Vancouver Coastal Health (VCH) and Providence Health Care (PHC) are implementing new measures to help keep patients, clients, staff and medical staff safe as scheduled elective surgeries resume in the coming weeks.
As part of VCH and PCH restart plans, access to expanded health care services such as surgical, ambulatory and community services, diagnostic imaging and lab testing will resume in a safe manner with protective measures in place.
On May 19, VCH and PHC will begin increasing surgical capacity across all its hospitals, and restarting elective surgeries so patients have access to the care they need. The plan to restart elective surgeries will be implemented in stages:
To start, all patients who had surgeries postponed will be contacted.
Patients who had their elective surgery postponed will be rescheduled with their surgeon.
Urgent surgeries will be prioritized, and will proceed in a way that maintains patient and staff safety.
New clinical guidelines will ensure patients are pre-screened for symptoms.
With the gradual restart of additional health care services, patients can expect the following as part of their surgical process:
When possible, patients will be assessed through a virtual pre-admission clinic by video or phone conference prior to surgery.
Consistent screening tools and risk assessment guidelines will be used.
Patients will be assessed 24 to 72 hours prior to surgery, and again upon arrival on the day of surgery.
Surgeries will be scheduled with time to accommodate additional enhanced cleaning and infection prevention and control measures.
VCH and PHC have put in place technology to support the virtual delivery of Pre-Admission Clinic services where appropriate.

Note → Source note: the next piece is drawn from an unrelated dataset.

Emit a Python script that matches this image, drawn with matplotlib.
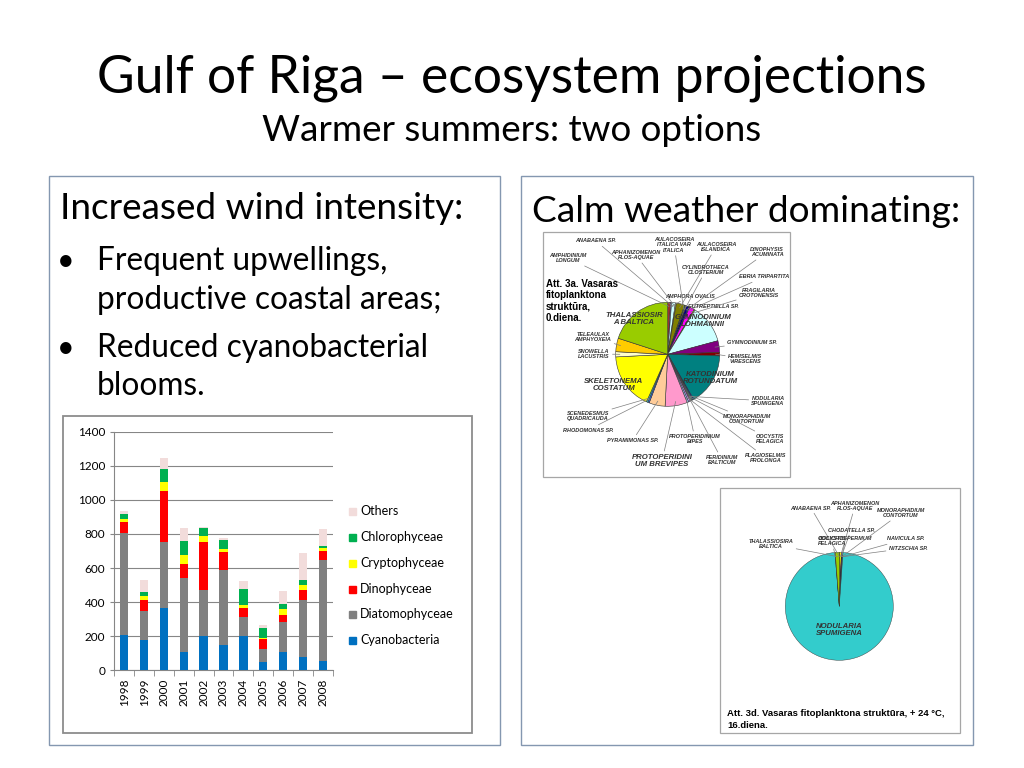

This reduces the need for patients to travel to the hospital for in-person visits before their surgeries and includes virtual assessments, consultations and individual or group education sessions.
At VCH and PHC hospitals and clinics, a number of measures are being taken to focus on the safety of patients and clients:
When arriving at the hospital or clinic site, patients and clients will enter the building from the main entrance – they will be greeted and asked to sanitize their hands.

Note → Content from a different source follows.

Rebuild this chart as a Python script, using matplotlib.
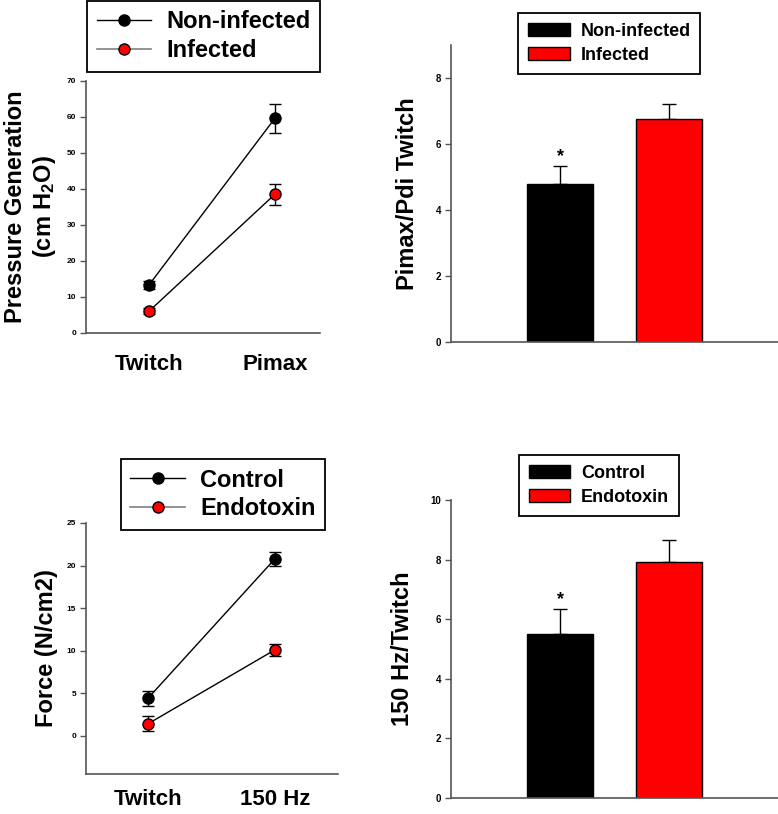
import matplotlib

matplotlib.use("Agg")
import matplotlib.pyplot as plt
from matplotlib.lines import Line2D
from matplotlib.patches import Patch

plt.rcParams["font.family"] = ["Liberation Sans", "DejaVu Sans"]
plt.rcParams["font.weight"] = "bold"
plt.rcParams["mathtext.fontset"] = "custom"
plt.rcParams["mathtext.rm"] = "Liberation Sans:bold"
plt.rcParams["mathtext.bf"] = "Liberation Sans:bold"
plt.rcParams["mathtext.default"] = "bf"

# --- data ---------------------------------------------------------------
pressure_cats = ["Twitch", "Pimax"]
noninf_mean = [13.3, 59.6]
noninf_err = [1.0, 4.0]
inf_mean = [6.0, 38.5]
inf_err = [0.8, 3.0]

ratio_groups = ["Non-infected", "Infected"]
ratio_mean = [4.8, 6.75]
ratio_err = [0.52, 0.46]

force_cats = ["Twitch", "150 Hz"]
control_mean = [4.4, 20.8]
control_err = [0.9, 0.8]
endo_mean = [1.4, 10.1]
endo_err = [0.9, 0.7]

hz_groups = ["Control", "Endotoxin"]
hz_mean = [5.5, 7.92]
hz_err = [0.83, 0.74]

AXIS_COL = "#555555"


def style_axes(ax, tick_size):
    for side in ("top", "right"):
        ax.spines[side].set_visible(False)
    for side in ("left", "bottom"):
        ax.spines[side].set_color(AXIS_COL)
        ax.spines[side].set_linewidth(1.2)
    ax.tick_params(axis="y", direction="out", length=4, width=1, color=AXIS_COL,
                   labelsize=tick_size, pad=3)
    for lab in ax.get_yticklabels():
        lab.set_fontweight("bold")


def line_panel(ax, cats, m1, e1, m2, e2, names, ylim, yticks, ylabel,
               xlim, leg_anchor, tick_size, xpad):
    x = list(range(len(cats)))
    ax.errorbar(x, m1, yerr=e1, color="black", marker="o", ms=8,
                mfc="black", mec="black", lw=1, capsize=4, elinewidth=1, zorder=3)
    ax.errorbar(x, m2, yerr=e2, color="black", marker="o", ms=8,
                mfc="red", mec="black", lw=1, capsize=4, elinewidth=1, zorder=3)
    ax.set_xlim(*xlim)
    ax.set_ylim(*ylim)
    ax.set_yticks(yticks)
    ax.set_xticks(x)
    ax.set_xticklabels(cats, fontsize=16, fontweight="bold")
    ax.tick_params(axis="x", length=0, pad=xpad)
    ax.set_ylabel(ylabel, fontsize=17, fontweight="bold", labelpad=6)
    style_axes(ax, tick_size)
    handles = [
        Line2D([], [], color="black", lw=1, marker="o", ms=8, mfc="black", mec="black"),
        Line2D([], [], color="gray", lw=1.2, marker="o", ms=8, mfc="red", mec="black"),
    ]
    leg = ax.legend(handles, names, loc="upper left", bbox_to_anchor=leg_anchor,
                    bbox_transform=ax.figure.transFigure, fancybox=False,
                    edgecolor="black", framealpha=1, borderaxespad=0,
                    prop={"size": 17, "weight": "bold"}, handlelength=2.3,
                    handletextpad=0.65, borderpad=0.4, labelspacing=0.25)
    leg.get_frame().set_linewidth(1.3)


def bar_panel(ax, groups, means, errs, ylim, yticks, ylabel, leg_anchor, tick_size):
    x = list(range(len(groups)))
    colors = ["black", "red"]
    ax.bar(x, means, width=0.6, color=colors, edgecolor="black", lw=1, zorder=2)
    ax.errorbar(x, means, yerr=[[0] * len(errs), errs], fmt="none", ecolor="black",
                elinewidth=1, capsize=5, zorder=1)
    # significance mark above the first group
    ax.text(x[0], means[0] + errs[0] + 0.05 * (ylim[1] / 9), "*", ha="center",
            va="bottom", fontsize=13, fontweight="bold")
    ax.set_xlim(-1, 2)
    ax.set_ylim(*ylim)
    ax.set_yticks(yticks)
    ax.set_xticks([])
    ax.set_ylabel(ylabel, fontsize=17, fontweight="bold", labelpad=12)
    style_axes(ax, tick_size)
    handles = [Patch(facecolor=c, edgecolor="black") for c in colors]
    leg = ax.legend(handles, groups, loc="upper left", bbox_to_anchor=leg_anchor,
                    bbox_transform=ax.figure.transFigure, fancybox=False,
                    edgecolor="black", framealpha=1, borderaxespad=0,
                    prop={"size": 13, "weight": "bold"}, handlelength=2.3,
                    handleheight=0.75, handletextpad=0.6, borderpad=0.55,
                    labelspacing=0.4)
    leg.get_frame().set_linewidth(1.3)


fig = plt.figure(figsize=(7.78, 8.14), dpi=100)

ax1 = fig.add_axes([0.1105, 0.591, 0.3005, 0.3095])
line_panel(ax1, pressure_cats, noninf_mean, noninf_err, inf_mean, inf_err,
           ["Non-infected", "Infected"], (0, 70), range(0, 71, 10),
           "Pressure Generation\n(cm H$_2$O)", (-0.5, 1.357), (0.112, 0.9988), 6, 15)

ax2 = fig.add_axes([0.5797, 0.5799, 0.4203, 0.3648])
bar_panel(ax2, ratio_groups, ratio_mean, ratio_err, (0, 9), range(0, 9, 2),
          "Pimax/Pdi Twitch", (0.666, 0.984), 7)

ax3 = fig.add_axes([0.1105, 0.0491, 0.324, 0.3084])
line_panel(ax3, force_cats, control_mean, control_err, endo_mean, endo_err,
           ["Control", "Endotoxin"], (-4.5, 25), range(0, 26, 5),
           "Force (N/cm2)", (-0.488, 1.496), (0.1555, 0.436), 6, 11)

ax4 = fig.add_axes([0.5797, 0.0197, 0.4203, 0.366])
bar_panel(ax4, hz_groups, hz_mean, hz_err, (0, 10), range(0, 11, 2),
          "150 Hz/Twitch", (0.667, 0.441), 7)

fig.savefig("out.png", dpi=100)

The greeter will also ask each patient a few questions to assess if the patient has cold or flu-like symptoms. If so, they will be asked to wear a mask.
If assistance (mobility, translation, etc.) is required, one family member or support person can accompany the patient.
As patients move through the hospital or clinic, they will notice new floor decals and signage as a reminder to maintain a physical distance of two metres.
Staff and physicians will be wearing personal protective equipment (PPE), such as masks, gloves, gowns and eye protection.
VCH sites have enhanced cleaning and disinfection in all high-touch clinical areas as well as in waiting rooms, cafeterias, coffee shops and common areas.
In an effort to provide health care services to as many people as possible, procedures that do not require an operating room or an overnight stay in hospital may be performed at an ambulatory clinic or in an alternative health care facility. For example, some eye surgeries may be performed in ophthalmology centres, while some day surgeries may shift to private surgical centres.
Patients who require urgent, emergent and oncology-related surgeries will continue to receive safe, priority care, as they have been throughout the pandemic.